The celebration was planned and conducted entirely by PPBC’s members and participants. Miss Gay Pride 2013, Alexis Campbell Starr, was the Mistress of Ceremonies for the evening and even took a moment to share her own personal story about what PFLAG has meant to her. Pioneer African American gay activist John Garlington began his keynote speech by calling into the room all of the African American LGBTQ icons, pioneers, and leaders whom we have lost that brought us to where we are today. The celebration included spoken word, guest speakers, soul stirring musical performances and moving testimonies from PFLAG members sharing what has made PFLAG so meaningful and special for them.
Keith Edwards, husband of PPBC co-founder Antoinette Edwards and father of the group’s coordinator Khalil Edwards, presented a lifetime achievement award to Portland African American lesbian activist Kathleen Saadat. It was her fourth lifetime achievement award to date. In the future, this award will be named for Kathleen.
PFLAG stands for “Parents, Families & Friends of Lesbians & Gays.” PPBC is one part of PFLAG Portland Oregon. PFLAG had its start in Portland in 1977 as Parents of Gays (POG). PFLAG now has 13 chapters in Oregon, many of them in small towns where they are sometimes the only organization advocating for equality based on sexual orientation and gender identity.
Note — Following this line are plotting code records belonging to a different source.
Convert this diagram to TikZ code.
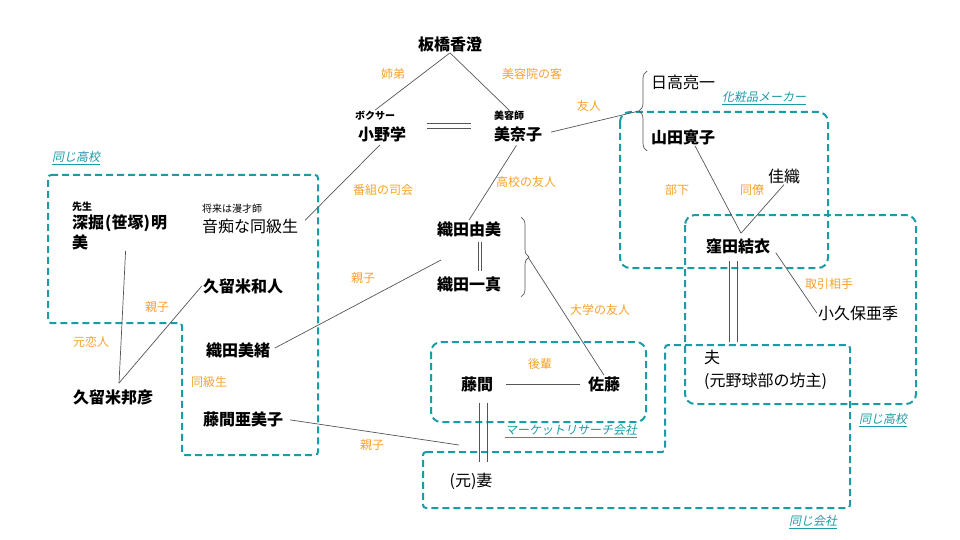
\documentclass[tikz,border=0pt]{standalone}
\usepackage{fontspec}
\setmainfont{Noto Sans CJK JP}
\newfontfamily\slantjp{Noto Sans CJK JP}[FakeSlant=0.2]
\usetikzlibrary{positioning,decorations.pathreplacing}
\definecolor{relorange}{HTML}{F8A12A}
\definecolor{grpteal}{HTML}{1A9BA6}
\definecolor{lngray}{HTML}{555555}

\begin{document}
\begin{tikzpicture}
  [x=1pt,y=-1pt,
   nm/.style={font=\fontsize{16}{20}\selectfont\bfseries,inner sep=1pt},
   pl/.style={font=\fontsize{16}{23}\selectfont,inner sep=1pt},
   sm/.style={font=\fontsize{10}{12}\selectfont,inner sep=1pt},
   smb/.style={font=\fontsize{10}{12}\selectfont\bfseries,inner sep=1pt},
   rel/.style={font=\fontsize{12}{14}\selectfont,text=relorange,inner sep=1pt},
   grp/.style={font=\fontsize{12}{14}\slantjp,text=grpteal,inner sep=1pt},
   ln/.style={draw=lngray,line width=0.7pt},
   box/.style={draw=grpteal,line width=2pt,dash pattern=on 7pt off 4pt},
   brc/.style={ln,decorate,decoration={brace,amplitude=8pt}}]
  \useasboundingbox (0,0) rectangle (960,540);

  % groups
  \draw[box,rounded corners=3pt] (48,175) -- (318,175) -- (318,455)
    -- (182,455) -- (182,323) -- (48,323) -- cycle;
  \draw[box,rounded corners=10pt] (620,112) rectangle (828,268);
  \draw[box,rounded corners=10pt] (685,215) rectangle (916,404);
  \draw[box,rounded corners=10pt] (431,342) rectangle (646,422);
  \draw[box,rounded corners=3pt] (423,452) -- (665,452) -- (665,345)
    -- (850,345) -- (850,508) -- (423,508) -- cycle;
  \node[grp] (gkoukouA) at (76,158) {\underline{同じ高校}};
  \node[grp] (gmaker) at (764,98) {\underline{化粧品メーカー}};
  \node[grp] (gmarket) at (571,431) {\underline{マーケットリサーチ会社}};
  \node[grp] (gkoukouB) at (883,420) {\underline{同じ高校}};
  \node[grp] (gkaisha) at (813,522) {\underline{同じ会社}};

  % people
  \node[nm] (itabashi) at (450,44) {板橋香澄};
  \node[smb] (boxer) at (375,116) {ボクサー};
  \node[nm] (ono) at (382,134) {小野学};
  \node[smb] (biyoushi) at (509,116) {美容師};
  \node[nm] (minako) at (518,134) {美奈子};
  \node[pl] (hidaka) at (683,82) {日高亮一};
  \node[nm] (yamada) at (683,137) {山田寛子};
  \node[pl] (kaori) at (784,176) {佳織};
  \node[nm] (kubota) at (738,246) {窪田結衣};
  \node[pl] (kokubo) at (858,313) {小久保亜季};
  \node[pl,align=left,anchor=west] (otto) at (703,370) {夫\\(元野球部の坊主)};
  \node[nm] (odayumi) at (469,229) {織田由美};
  \node[nm] (odakazuma) at (469,284) {織田一真};
  \node[nm] (touma) at (477,384) {藤間};
  \node[nm] (satou) at (604,384) {佐藤};
  \node[pl] (tsuma) at (471,481) {(元)妻};
  \node[sm,anchor=west] (mangen) at (201,209) {将来は漫才師};
  \node[pl,anchor=west] (onchi) at (201,226) {音痴な同級生};
  \node[smb,anchor=west] (sensei) at (71,207) {先生};
  \node[nm,align=left,anchor=north west] (fukahori) at (71,213)
    {深掘\kern1pt(笹塚)\kern1pt明\\美};
  \node[nm] (kazuto) at (243,286) {久留米和人};
  \node[nm] (mio) at (238,350) {織田美緒};
  \node[nm] (amiko) at (243,419) {藤間亜美子};
  \node[nm] (kunihiko) at (113,397) {久留米邦彦};

  % relations
  \node[rel] (rkyoudai) at (393,74) {姉弟};
  \node[rel] (rkyaku) at (532,74) {美容院の客};
  \node[rel] (ryuujin) at (589,106) {友人};
  \node[rel] (rshikai) at (383,190) {番組の司会};
  \node[rel] (rkoukou) at (526,182) {高校の友人};
  \node[rel] (rbuka) at (677,190) {部下};
  \node[rel] (rdouryou) at (752,190) {同僚};
  \node[rel] (rtorihiki) at (829,284) {取引相手};
  \node[rel] (royakoA) at (363,278) {親子};
  \node[rel] (rdaigaku) at (600,310) {大学の友人};
  \node[rel] (rkouhai) at (540,364) {後輩};
  \node[rel] (royakoB) at (157,307) {親子};
  \node[rel] (rkoibito) at (91,342) {元恋人};
  \node[rel] (rdoukyuu) at (209,382) {同級生};
  \node[rel] (royakoC) at (372,445) {親子};

  \coordinate (hbrace) at (639,111);
  \coordinate (obrace) at (528,257);
  \coordinate (odapair) at (441,260);
  \coordinate (toumapair) at (459,445);
  \draw[brc] (647,151) -- (647,71);
  \draw[brc] (521,217) -- (521,297);

  \draw[ln] (itabashi.south) -- (boxer.north);
  \draw[ln] (itabashi.south) -- (biyoushi.north);
  \foreach \s in {-2.5,2.5} {
    \draw[ln,shorten <=20pt,shorten >=22pt]
      ([yshift={(8+\s)*1pt}]ono.east) -- ([yshift={(8+\s)*1pt}]minako.west);
  }
  \foreach \s in {-1.7,1.7} {
    \draw[ln,shorten <=4pt,shorten >=4pt]
      ([xshift={(11+\s)*1pt}]odayumi.south) -- ([xshift={(11+\s)*1pt}]odakazuma.north);
  }
  \foreach \s in {-4,4} {
    \draw[ln,shorten <=10pt,shorten >=10pt]
      ([xshift={(6+\s)*1pt}]touma.south) -- ([xshift={(6+\s)*1pt}]touma.south |- tsuma.north);
    \draw[ln,shorten <=6pt,shorten >=7pt]
      ([xshift={(-5+\s)*1pt}]kubota.south) -- ([xshift={(-5+\s)*1pt}]kubota.south |- otto.north);
  }
  \draw[ln,shorten <=8pt] (minako.east) -- (hbrace);
  \draw[ln,shorten <=3pt,shorten >=8pt] (ono.south) -- (onchi.east);
  \draw[ln,shorten <=3pt] (minako.south) -- (odayumi.north);
  \draw[ln,shorten <=4pt] (mio.east) -- (odapair);
  \draw[ln] (obrace) -- (satou.north);
  \draw[ln,shorten <=12pt,shorten >=7pt] (touma.east) -- (satou.west);
  \draw[ln,shorten <=6pt] (amiko.east) -- (toumapair);
  \draw[ln] ([xshift=6pt]fukahori.south) -- ([xshift=6pt,yshift=5pt]kunihiko.north);
  \draw[ln] (kazuto.west) -- ([xshift=6pt,yshift=5pt]kunihiko.north);
  \draw[ln] ([xshift=12pt]yamada.south) -- ([xshift=3pt,yshift=4pt]kubota.north);
  \draw[ln] (kaori.south) -- ([xshift=3pt,yshift=4pt]kubota.north);
  \draw[ln,shorten <=8pt] (kubota.east) -- (kokubo.west);
\end{tikzpicture}
\end{document}
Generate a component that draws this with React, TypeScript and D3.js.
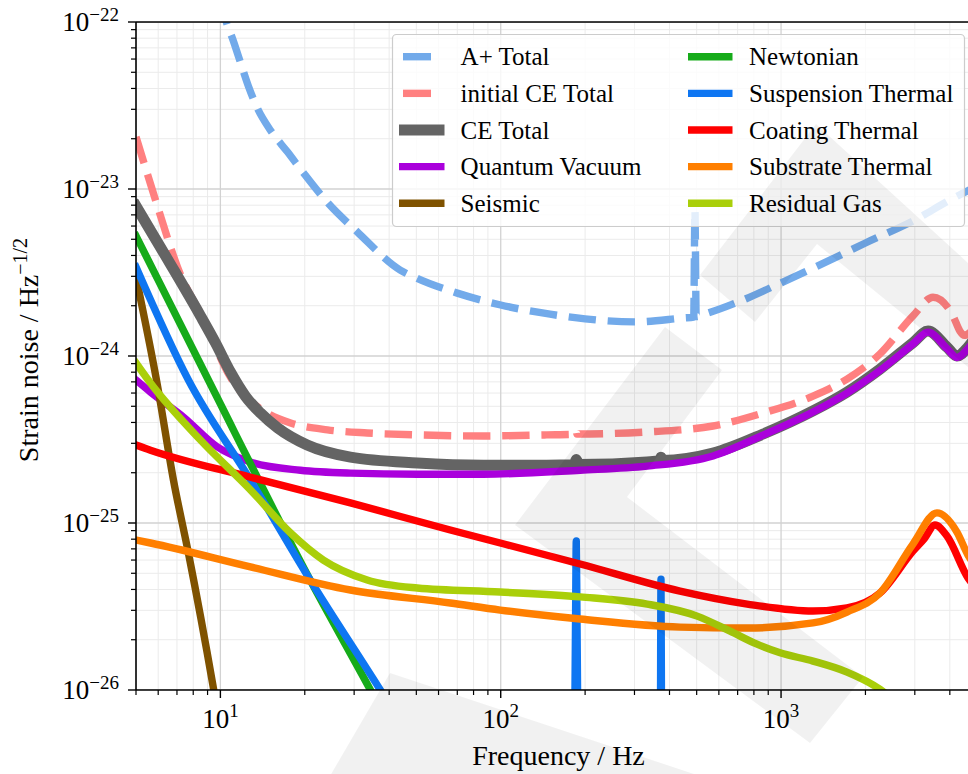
import React from 'react';
import * as d3 from 'd3';

// ---------- data (frequency in Hz, strain in 1/sqrt(Hz)) ----------
const aplusF = [10, 10.5, 11.03, 11.78, 12.58, 13.55, 15.08, 17.34, 19.77, 24, 30.8, 43.8, 50, 70, 100, 150, 200, 300, 450, 488, 493, 498, 550, 700, 1000, 1500, 2000, 3000, 4000, 5000];
const aplusV = [1.4e-22, 1.0e-22, 8.02e-23, 5.76e-23, 4.14e-23, 3.05e-23, 2.25e-23, 1.67e-23, 1.25e-23, 8.36e-24, 5.53e-24, 3.27e-24, 2.93e-24, 2.38e-24, 2.02e-24, 1.78e-24, 1.67e-24, 1.6e-24, 1.69e-24, 1.71e-24, 7.5e-24, 1.72e-24, 1.81e-24, 2.1e-24, 2.74e-24, 3.76e-24, 4.75e-24, 6.52e-24, 8.59e-24, 1.04e-23];

const initCEF = [5, 5.87, 7.03, 9.21, 10.17, 11.31, 12.8, 14.47, 17.8, 24.1, 33.4, 50.4, 86.6, 146, 185, 186, 187, 333, 572, 863, 1300, 1719, 2254, 2955, 3483, 4105, 4345, 4500, 5000];
const initCEV = [2.05e-23, 8.59e-24, 3.41e-24, 1.37e-24, 9.2e-25, 6.7e-25, 5.38e-25, 4.62e-25, 3.97e-25, 3.61e-25, 3.46e-25, 3.37e-25, 3.32e-25, 3.37e-25, 3.4e-25, 3.55e-25, 3.41e-25, 3.51e-25, 3.81e-25, 4.56e-25, 5.75e-25, 7.28e-25, 1.03e-24, 1.74e-24, 2.25e-24, 1.74e-24, 1.41e-24, 1.33e-24, 1.55e-24];

const ceTotalF = [5, 6.47, 8.49, 9.6, 10.86, 12.28, 13.89, 16, 20.4, 29.1, 50.4, 86.6, 146, 183, 186, 189, 333, 370, 373, 376, 572, 863, 1300, 1719, 2254, 2955, 3344, 3907, 4241, 4643, 5000];
const ceTotalV = [7.9e-24, 3.81e-24, 1.74e-24, 1.2e-24, 8.02e-25, 5.75e-25, 4.56e-25, 3.71e-25, 2.93e-25, 2.48e-25, 2.29e-25, 2.22e-25, 2.22e-25, 2.23e-25, 2.4e-25, 2.24e-25, 2.32e-25, 2.36e-25, 2.48e-25, 2.37e-25, 2.62e-25, 3.41e-25, 4.69e-25, 6.08e-25, 8.35e-25, 1.2e-24, 1.41e-24, 1.13e-24, 1.0e-24, 1.13e-24, 1.34e-24];

const quantumF = [5, 5.63, 7.38, 9.76, 12.8, 19.3, 29.1, 50.4, 86.6, 192, 333, 572, 863, 1300, 1719, 2254, 2955, 3344, 3907, 4241, 4643, 5000];
const quantumV = [7.18e-25, 6.08e-25, 4.31e-25, 2.85e-25, 2.32e-25, 2.07e-25, 1.99e-25, 1.96e-25, 1.96e-25, 2.07e-25, 2.19e-25, 2.52e-25, 3.36e-25, 4.62e-25, 6.0e-25, 8.2e-25, 1.18e-24, 1.39e-24, 1.11e-24, 9.8e-25, 1.11e-24, 1.32e-24];

const seismicF = [5, 5.96, 6.8, 7.69, 9.44, 10.2];
const seismicV = [2.97e-24, 6.7e-25, 1.81e-25, 6.61e-26, 1.03e-26, 4.8e-27];

const newtonianF = [5, 9.06, 20.9, 34.3, 40];
const newtonianV = [5.24e-24, 7.18e-25, 4.56e-26, 1e-26, 6.2e-27];

const suspF = [5, 7.69, 12.8, 20.9, 37.2, 45, 100, 180, 183, 185, 186, 187, 189, 192, 360, 371, 373, 375, 385, 1000];
const suspV = [3.41e-24, 7.18e-25, 1.81e-25, 4.56e-26, 1e-26, 6e-27, 5e-28, 1e-28, 3e-27, 3e-26, 7.8e-26, 3e-26, 3e-27, 1e-28, 1e-28, 4e-27, 4.6e-26, 4e-27, 1e-28, 1e-28];

const coatingF = [5, 5.63, 12.8, 29.1, 66.1, 99.6, 192, 436, 757, 1300, 1719, 2254, 2955, 3250, 3540, 3907, 4643, 5000];
const coatingV = [2.93e-25, 2.73e-25, 1.88e-25, 1.32e-25, 9.08e-26, 7.59e-26, 5.68e-26, 3.91e-26, 3.27e-26, 2.97e-26, 3.1e-26, 3.81e-26, 6.79e-26, 8.1e-26, 9.72e-26, 8.36e-26, 4.69e-26, 4.0e-26];

const substrateF = [5, 5.63, 12.8, 29.1, 66.1, 99.6, 192, 436, 757, 1300, 1719, 2254, 2955, 3599, 4241, 4643, 5000];
const substrateV = [7.9e-26, 7.59e-26, 5.46e-26, 3.97e-26, 3.32e-26, 3.01e-26, 2.66e-26, 2.38e-26, 2.35e-26, 2.52e-26, 2.93e-26, 3.81e-26, 7.48e-26, 1.15e-25, 8.83e-26, 6.43e-26, 5.4e-26];

const gasF = [5, 5.63, 8.49, 12.8, 17.8, 23.3, 33.4, 50.4, 99.6, 192, 333, 502, 658, 821, 992, 1300, 1719, 2254, 2655];
const gasV = [9.08e-25, 6.89e-25, 3.14e-25, 1.58e-25, 8.71e-26, 6.0e-26, 4.56e-26, 4.08e-26, 3.86e-26, 3.61e-26, 3.27e-26, 2.77e-26, 2.25e-26, 1.88e-26, 1.67e-26, 1.49e-26, 1.28e-26, 1.01e-26, 8.1e-27];

const seriesLabels = ['A+ Total', 'initial CE Total', 'CE Total', 'Quantum Vacuum', 'Seismic', 'Newtonian', 'Suspension Thermal', 'Coating Thermal', 'Substrate Thermal', 'Residual Gas'];
const xTickValues = [10, 100, 1000];
const xTickExps = ['1', '2', '3'];
const yTickValues = [1e-22, 1e-23, 1e-24, 1e-25, 1e-26];
const yTickExps = ['\u221222', '\u221223', '\u221224', '\u221225', '\u221226'];

// ---------- styling ----------
const FONT = '"Liberation Serif", "Times New Roman", "DejaVu Serif", serif';
const seriesStyle = [
  { color: '#72aaea', width: 7.4, dash: true },
  { color: '#ff8080', width: 7.4, dash: true },
  { color: '#646464', width: 11, dash: false },
  { color: '#aa00dc', width: 7.4, dash: false },
  { color: '#7f5200', width: 7.4, dash: false },
  { color: '#16ab1a', width: 7.4, dash: false },
  { color: '#0e76f2', width: 7.4, dash: false },
  { color: '#ff0000', width: 7.4, dash: false },
  { color: '#ff7f00', width: 7.4, dash: false },
  { color: '#aacf0a', width: 7.4, dash: false },
];
const seriesData: [number[], number[]][] = [
  [aplusF, aplusV], [initCEF, initCEV], [ceTotalF, ceTotalV], [quantumF, quantumV], [seismicF, seismicV],
  [newtonianF, newtonianV], [suspF, suspV], [coatingF, coatingV], [substrateF, substrateV], [gasF, gasV],
];

// decorative watermark (logo) polygons in page pixels
const watermark = [
  [[700, 275], [816, 124], [990, 283], [990, 385], [817, 244], [755, 322]],
  [[515, 525], [665, 327], [722, 370], [627, 497], [863, 677], [810, 743]],
  [[390, 673], [700, 776], [330, 776]],
];

export default function App() {
  const W = 968, H = 774;
  const L = 136, R = 977, T = 22, B = 690;
  const x = d3.scaleLog().domain([5, 5000]).range([L, R]);
  const y = d3.scaleLog().domain([1e-26, 1e-22]).range([B, T]);

  const mkPath = (fs: number[], vs: number[]) =>
    d3.line<number>()
      .x((i) => x(fs[i]))
      .y((i) => y(Math.max(vs[i], 1e-30)))
      .curve(d3.curveMonotoneX)(fs.map((_, i) => i)) || '';

  const xMinor: number[] = [];
  for (let d = 1; d <= 1000; d *= 10) for (let k = 2; k <= 9; k++) {
    const v = k * d;
    if (v >= 5 && v <= 5000) xMinor.push(v);
  }
  const yMinor: number[] = [];
  for (let d = 1e-26; d < 1e-22 * 0.99; d *= 10) for (let k = 2; k <= 9; k++) yMinor.push(k * d);

  const rowY = (i: number) => 56.7 + i * 36.65;

  return (
    <svg width={W} height={H} style={{ position: 'absolute', left: 0, top: 0, background: '#fff', fontFamily: FONT }}>
      <defs>
        <clipPath id="plotclip"><rect x={L} y={T} width={R - L} height={B - T} /></clipPath>
      </defs>
      <rect x={0} y={0} width={W} height={H} fill="#fff" />
      {/* grid */}
      <g clipPath="url(#plotclip)">
        {xMinor.map((v) => <line key={'xm' + v} x1={x(v)} x2={x(v)} y1={T} y2={B} stroke="#ebebeb" strokeWidth={1} />)}
        {yMinor.map((v, i) => <line key={'ym' + i} x1={L} x2={R} y1={y(v)} y2={y(v)} stroke="#ebebeb" strokeWidth={1} />)}
        {xTickValues.map((v) => <line key={'xM' + v} x1={x(v)} x2={x(v)} y1={T} y2={B} stroke="#d2d2d2" strokeWidth={1.3} />)}
        {yTickValues.map((v, i) => <line key={'yM' + i} x1={L} x2={R} y1={y(v)} y2={y(v)} stroke="#d2d2d2" strokeWidth={1.3} />)}
      </g>
      {/* curves */}
      <g clipPath="url(#plotclip)" fill="none">
        {seriesData.map(([fs, vs], i) => (
          <path key={'s' + i} d={mkPath(fs, vs)} stroke={seriesStyle[i].color} strokeWidth={seriesStyle[i].width}
            strokeDasharray={seriesStyle[i].dash ? '27.4 11.8' : undefined}
            strokeLinejoin="round" strokeLinecap={seriesStyle[i].dash ? 'butt' : 'square'} />
        ))}
      </g>
      {/* spines */}
      <line x1={L} x2={L} y1={T} y2={B} stroke="#000" strokeWidth={1.6} />
      <line x1={L} x2={R} y1={B} y2={B} stroke="#000" strokeWidth={1.6} />
      <line x1={L} x2={R} y1={T} y2={T} stroke="#000" strokeWidth={1.6} />
      {/* ticks */}
      {xMinor.map((v) => <line key={'xt' + v} x1={x(v)} x2={x(v)} y1={B} y2={B + 5} stroke="#000" strokeWidth={1.2} />)}
      {xTickValues.map((v) => <line key={'xT' + v} x1={x(v)} x2={x(v)} y1={B} y2={B + 8} stroke="#000" strokeWidth={1.4} />)}
      {yMinor.map((v, i) => <line key={'yt' + i} x1={L - 5} x2={L} y1={y(v)} y2={y(v)} stroke="#000" strokeWidth={1.2} />)}
      {yTickValues.map((v, i) => <line key={'yT' + i} x1={L - 8} x2={L} y1={y(v)} y2={y(v)} stroke="#000" strokeWidth={1.4} />)}
      {/* tick labels */}
      {yTickValues.map((v, i) => (
        <text key={'yl' + i} x={119} y={y(v) + 9} textAnchor="end" fontSize={27} fill="#000">
          10<tspan dy={-10} fontSize={19}>{yTickExps[i]}</tspan>
        </text>
      ))}
      {xTickValues.map((v, i) => (
        <text key={'xl' + i} x={x(v)} y={728} textAnchor="middle" fontSize={27} fill="#000">
          10<tspan dy={-11} fontSize={19}>{xTickExps[i]}</tspan>
        </text>
      ))}
      {/* axis labels */}
      <text x={(L + R) / 2 + 2} y={765} textAnchor="middle" fontSize={28} fill="#000">Frequency / Hz</text>
      <text transform="translate(38,350) rotate(-90)" textAnchor="middle" fontSize={28} fill="#000">
        Strain noise / Hz<tspan dy={-11} fontSize={20}>{'\u22121/2'}</tspan>
      </text>
      {/* legend */}
      <rect x={392.5} y={34.5} width={572} height={192} rx={4} fill="#fff" fillOpacity={0.8} stroke="#cccccc" strokeWidth={1.2} />
      {seriesLabels.map((lab, i) => {
        const col = i < 5 ? 0 : 1;
        const row = i % 5;
        const st = seriesStyle[i];
        const hx1 = col === 0 ? (st.dash ? 403 : 399) : 688;
        const hx2 = col === 0 ? (st.dash ? 431 : 444.5) : 732.5;
        const tx = col === 0 ? 460.6 : 749;
        const yy = rowY(row);
        return (
          <g key={'lg' + i}>
            <line x1={hx1} x2={hx2} y1={yy} y2={yy} stroke={st.color} strokeWidth={st.width} />
            <text x={tx} y={yy + 8.5} fontSize={25} fill="#000">{lab}</text>
          </g>
        );
      })}
      {/* watermark */}
      {watermark.map((poly, i) => (
        <polygon key={'wm' + i} points={poly.map((p) => p.join(',')).join(' ')} fill="#000" fillOpacity={0.055} />
      ))}
    </svg>
  );
}
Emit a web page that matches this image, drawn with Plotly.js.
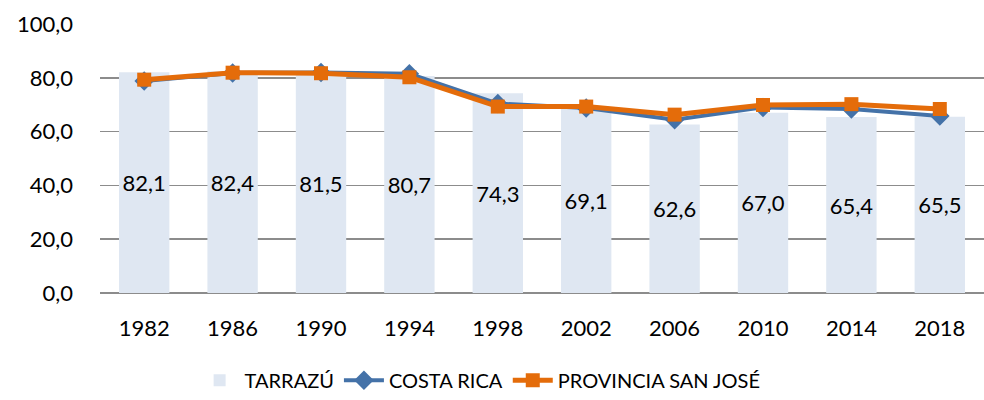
<!DOCTYPE html>
<html>
<head>
<meta charset="utf-8">
<script src="https://cdn.plot.ly/plotly-3.0.1.min.js"></script>
<style>
  body { margin: 0; background: #fff; }
  #plot { width: 984px; height: 400px; }
</style>
</head>
<body>
<div id="plot"></div>
<script>
var years = ['1982', '1986', '1990', '1994', '1998', '2002', '2006', '2010', '2014', '2018'];
var tarrazu = [82.1, 82.4, 81.5, 80.7, 74.3, 69.1, 62.6, 67.0, 65.4, 65.5];
var costaRica = [78.8, 81.8, 82.0, 81.5, 70.4, 68.8, 64.4, 69.0, 68.4, 65.8];
var sanJose = [79.3, 81.9, 81.7, 80.2, 69.3, 69.3, 66.3, 69.9, 70.2, 68.4];

var font = "Lato, 'Open Sans', sans-serif";

var traces = [{
    type: 'bar',
    name: 'TARRAZÚ',
    x: years,
    y: tarrazu,
    marker: {color: '#dfe7f2'},
    texttemplate: '%{y:.1f}',
    textposition: 'inside',
    insidetextanchor: 'middle',
    textangle: 0,
    textfont: {family: font, size: 22, color: '#000'},
    hoverinfo: 'skip'
}, {
    type: 'scatter',
    mode: 'lines+markers',
    name: 'COSTA RICA',
    x: years,
    y: costaRica,
    line: {color: '#4472a8', width: 4},
    marker: {symbol: 'diamond', size: 15, color: '#4472a8'}
}, {
    type: 'scatter',
    mode: 'lines+markers',
    name: 'PROVINCIA SAN JOSÉ',
    x: years,
    y: sanJose,
    line: {color: '#e46c0a', width: 5},
    marker: {symbol: 'square', size: 14, color: '#e46c0a'}
}];

var layout = {
    width: 984,
    height: 400,
    margin: {l: 100, r: 0, t: 24, b: 101},
    separators: ',.',
    bargap: 0.43,
    font: {family: font, size: 22, color: '#000'},
    paper_bgcolor: '#fff',
    plot_bgcolor: '#fff',
    showlegend: true,
    legend: {
        orientation: 'h',
        x: 0.43,
        xanchor: 'center',
        y: -0.324,
        yanchor: 'middle',
        font: {family: font, size: 20, color: '#000'},
        entrywidth: 0,
        itemwidth: 40
    },
    xaxis: {
        type: 'category',
        range: [-0.5, 9.5],
        tickvals: years,
        showgrid: false,
        showline: false,
        ticks: '',
        ticklabelstandoff: 20,
        tickfont: {family: font, size: 22}
    },
    yaxis: {
        range: [0, 100],
        dtick: 20,
        tickformat: '.1f',
        showgrid: true,
        gridcolor: '#8c8c8c',
        gridwidth: 1.5,
        zeroline: true,
        zerolinecolor: '#8c8c8c',
        zerolinewidth: 1.5,
        ticks: '',
        ticklabelstandoff: 26,
        tickfont: {family: font, size: 22}
    }
};

Plotly.newPlot('plot', traces, layout, {staticPlot: true});
</script>
</body>
</html>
The groups have helped parents accept their LGBTQ (lesbian, gay, bisexual, transgender, or queer) kids, and have worked effectively against bullying. About half the participants today are allies, while the other half are LGBTQ,
PFLAG Portland Black Chapter is the first PFLAG group in the nation specifically founded by and for the African American community. However, it is an inclusive group and its participants are diverse, with some of them being active in the local LGBTQ movement since the 1970s. Among other things, it has worked with the schools and with the broader Portland African American community to foster mutual support.
The anniversary was an opportunity to celebrate the tremendous growth of the chapter in a short 5 years, which includes expanding its program to include Member Support ; Portland Black Pride; Faith Outreach; Advocacy; Youth Outreach; and its Mini Grant Program.